Note: By continuous time white noise, I mean the formal derivative of the Wiener process, $\dot{W}_t=dW_t/dt$. Its autocovariance is distributed according to a Dirac delta, $\langle \dot{W}_t \dot{W}_s \rangle = \delta(t-s)$, while for the Wiener process, we have $\langle {W}_t {W}_s\rangle = \min(t,s)$. Complementary approaches for the white noise may be found in this question, this, this, this or this. For reference, a discussion of integration with respect to the Brownian motion and white noise can be found here.
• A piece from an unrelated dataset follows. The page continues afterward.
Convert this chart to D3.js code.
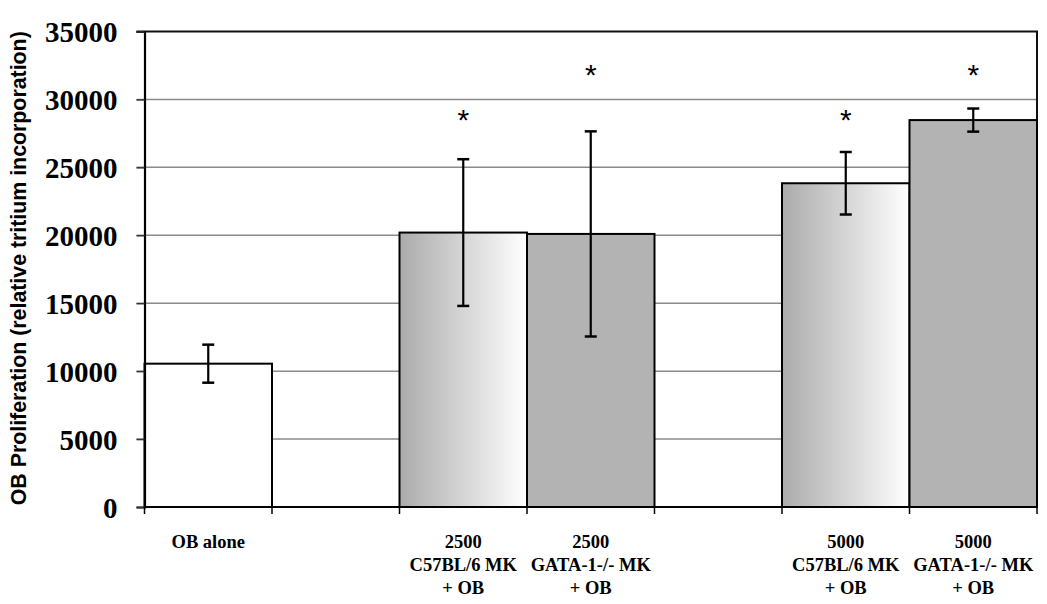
<!DOCTYPE html>
<html>
<head>
<meta charset="utf-8">
<script src="https://cdn.jsdelivr.net/npm/d3@7"></script>
<style>
  body { margin: 0; background: #fff; }
</style>
</head>
<body>
<div id="chart"></div>
<script>
// chart values
var categories = ["OB alone", "", "2500 C57", "2500 GATA", "", "5000 C57", "5000 GATA"];
var labelLines = [["OB alone"], [], ["2500", "C57BL/6 MK", "+ OB"], ["2500", "GATA-1-/- MK", "+ OB"], [],
                  ["5000", "C57BL/6 MK", "+ OB"], ["5000", "GATA-1-/- MK", "+ OB"]];
var means  = [10550, null, 20200, 20100, null, 23830, 28480];
var errors = [1400, null, 5400, 7550, null, 2300, 850];
var fills  = ["white", null, "grad", "gray", null, "grad", "gray"];
var stars  = [null, null, 28700, 32000, null, 28700, 32000];
var yTicks = [0, 5000, 10000, 15000, 20000, 25000, 30000, 35000];

var WIDTH = 1047, HEIGHT = 604;
// note: "top" is a reserved window property, so use plot* names
var plotLeft = 144.5, plotRight = 1037, plotTop = 31.5, plotBottom = 507;

var svg = d3.select("#chart").append("svg")
    .attr("width", WIDTH)
    .attr("height", HEIGHT);

var defs = svg.append("defs");
var grad = defs.append("linearGradient").attr("id", "barGrad")
    .attr("x1", "0%").attr("x2", "100%").attr("y1", "0%").attr("y2", "0%");
grad.append("stop").attr("offset", "0%").attr("stop-color", "#ababab");
grad.append("stop").attr("offset", "100%").attr("stop-color", "#ffffff");

var x = d3.scaleBand().domain(d3.range(categories.length)).range([plotLeft, plotRight]).padding(0);
var y = d3.scaleLinear().domain([0, 35000]).range([plotBottom, plotTop]);

// gridlines
svg.selectAll(".grid").data(yTicks.filter(function (d) { return d > 0 && d < 35000; }))
  .enter().append("line")
    .attr("x1", plotLeft - 8).attr("x2", plotRight)
    .attr("y1", function (d) { return y(d); }).attr("y2", function (d) { return y(d); })
    .attr("stroke", "#8a8a8a").attr("stroke-width", 1.5);

// top and right border
svg.append("path")
    .attr("d", "M" + (plotLeft - 8) + "," + plotTop + "H" + plotRight + "V" + plotBottom)
    .attr("fill", "none").attr("stroke", "#111").attr("stroke-width", 2);

// bars
var idx = d3.range(categories.length).filter(function (i) { return means[i] != null; });
svg.selectAll(".bar").data(idx).enter().append("rect")
    .attr("x", function (i) { return x(i); })
    .attr("width", x.bandwidth())
    .attr("y", function (i) { return y(means[i]); })
    .attr("height", function (i) { return y(0) - y(means[i]); })
    .attr("fill", function (i) {
        return fills[i] == "grad" ? "url(#barGrad)" : (fills[i] == "gray" ? "#b3b3b3" : "#fff");
    })
    .attr("stroke", "#000").attr("stroke-width", 2);

// error bars
var cx = function (i) { return x(i) + x.bandwidth() / 2; };
idx.forEach(function (i) {
    var g = svg.append("g").attr("stroke", "#000").attr("stroke-width", 2.2);
    g.append("line").attr("x1", cx(i)).attr("x2", cx(i))
        .attr("y1", y(means[i] + errors[i])).attr("y2", y(means[i] - errors[i]));
    [means[i] + errors[i], means[i] - errors[i]].forEach(function (v) {
        g.append("line").attr("x1", cx(i) - 6).attr("x2", cx(i) + 6)
            .attr("y1", y(v)).attr("y2", y(v)).attr("stroke-width", 2.5);
    });
});

// asterisks
svg.selectAll(".star").data(idx.filter(function (i) { return stars[i] != null; }))
  .enter().append("text")
    .attr("x", function (i) { return cx(i); })
    .attr("y", function (i) { return y(stars[i]) + 13; })
    .attr("text-anchor", "middle")
    .style("font-family", "'Liberation Sans', Arial, sans-serif")
    .style("font-size", "30px")
    .text("*");

// axes
var yAxis = svg.append("g").attr("transform", "translate(" + plotLeft + ",0)")
    .call(d3.axisLeft(y).tickValues(yTicks).tickSize(8).tickFormat(d3.format("d")));
yAxis.select(".domain").attr("stroke", "#000").attr("stroke-width", 2.2);
yAxis.selectAll(".tick line").attr("stroke", "#333").attr("stroke-width", 1.5);
yAxis.selectAll("text")
    .attr("x", -27).attr("dy", "0.36em")
    .style("font-family", "'Liberation Serif', 'Times New Roman', serif")
    .style("font-weight", "bold").style("font-size", "29px").attr("fill", "#000");

var xAxis = svg.append("g").attr("transform", "translate(0," + plotBottom + ")");
xAxis.append("line").attr("x1", plotLeft).attr("x2", plotRight)
    .attr("stroke", "#000").attr("stroke-width", 2.2);
xAxis.selectAll(".xt").data(d3.range(categories.length + 1)).enter().append("line")
    .attr("x1", function (i) { return plotLeft + i * x.bandwidth(); })
    .attr("x2", function (i) { return plotLeft + i * x.bandwidth(); })
    .attr("y1", 0).attr("y2", 7)
    .attr("stroke", "#000").attr("stroke-width", 1.5);

// category labels
d3.range(categories.length).forEach(function (i) {
    var t = svg.append("text")
        .attr("text-anchor", "middle")
        .style("font-family", "'Liberation Serif', 'Times New Roman', serif")
        .style("font-weight", "bold").style("font-size", "18.5px");
    labelLines[i].forEach(function (s, k) {
        t.append("tspan").attr("x", cx(i)).attr("y", 548 + k * 23).text(s);
    });
});

// y axis title
svg.append("text")
    .attr("transform", "translate(26," + ((plotTop + plotBottom) / 2 - 1) + ") rotate(-90)")
    .attr("text-anchor", "middle")
    .attr("textLength", 474).attr("lengthAdjust", "spacingAndGlyphs")
    .style("font-family", "'Liberation Sans', Arial, sans-serif")
    .style("font-weight", "bold").style("font-size", "22px")
    .text("OB Proliferation (relative tritium incorporation)");
</script>
</body>
</html>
There is a nice way to interpret such stochastic integrals by using scale functions and time changes of Brownian Motion. The idea is as follows:
Suppose we have some "usual SDE", i.e. one where $b$ and $\sigma$ satisfy the usual conditions, so that there exists a solution to $$dX_t=b(X_t)dt+\sigma(X_t)dB_t$$ One can then show that a solution to the SDE given above can be represented as $$X_t=s^{-1}(B_{\gamma_t})$$ where $s$ is the scale function and $\gamma_t$ is a time change. The crucial part here is the scale function, which we can then generalize to "messier" coefficients $b,\sigma$:
The scale function of the SDE given above is defined as $$s(x)=\int_0^x \exp(-F(y))dy$$ where $$F(y)=\int_0^y \frac{2b(s)}{\sigma^2(s)}ds$$ (This definition may seem strange to you, but there is a nice derivation of why one would define a function like this. I refer you to these lecture notes, chapter 1, for a nice introduction)
Now the key insight is that if we can express any solution to the SDE as $s^{-1}(B_{\gamma_t})$, then why not take exactly this process as the solution in the first place, even if the coefficients of the SDE may be ill-behaved? Let's consider the following example:
Consider the (formal) SDE $$dX_t=W_t'dt+dB_t$$ where $W_t$ and $B_t$ are two Brownian Motions. Of course, $W'$ may be ill-defined, but using the scale functions as defined before we may compute $$s(x)=\int_0^x\exp\bigg(\int_0^y -2W'_tdt\bigg)dy = \int_0^x \exp(-2W_y)dy$$ where we assume that any interpretation of $W'$ would obey the fundamental theorem of calculus, i.e. $\int_0^t W_s'ds=W_t$.
Now note that even though $W'$ may be ill-defined, the scale function $s$ definitely is well-defined! It remains to construct the time change $\gamma_t$, but again i'd refer you to the lecture notes linked above to see the construction.
Further references for scale functions and time changes are Foundations of Modern Probability Chapter 33 or Continuous Martingales and Brownian Motion Chapter 7.
I know that this approach does not perfectly address your question, but perhaps it is a good starting point. You may find a similar approach for general $(W')^n$.